An oath of fealty, from the Latin fidelitas (faithfulness), is a pledge of allegiance of one person to another.

==Definition==
In medieval Europe, the swearing of fealty took the form of an oath made by a vassal, or subordinate, to his lord. "Fealty" also referred to the duties incumbent upon a vassal that were owed to the lord, which consisted of service and aid.

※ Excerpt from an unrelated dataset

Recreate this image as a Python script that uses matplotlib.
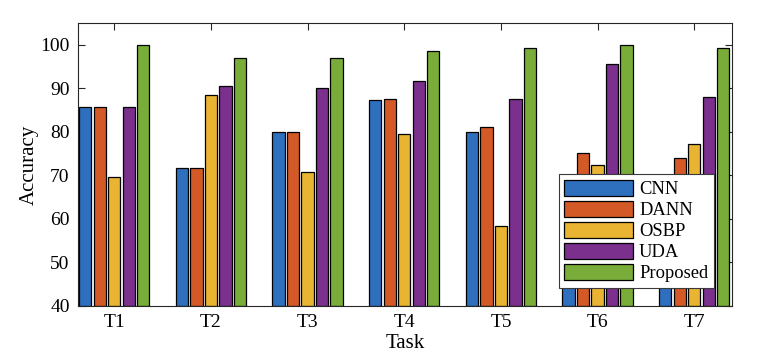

One part of the oath of fealty included swearing to always remain faithful to the lord. The oath of fealty usually took place after the act of homage, when, by the symbolic act of kneeling before the lord and placing his hands between the hands of the lord, the vassal became the "man" of the lord. Usually, the lord also promised to provide for the vassal in some form, either through the granting of a fief or by some other manner of support. Typically, the oath took place upon a religious object such as a Bible or saint's relic, often contained within an altar, thus binding the oath-taker before God. Fealty and homage were key elements of European feudalism.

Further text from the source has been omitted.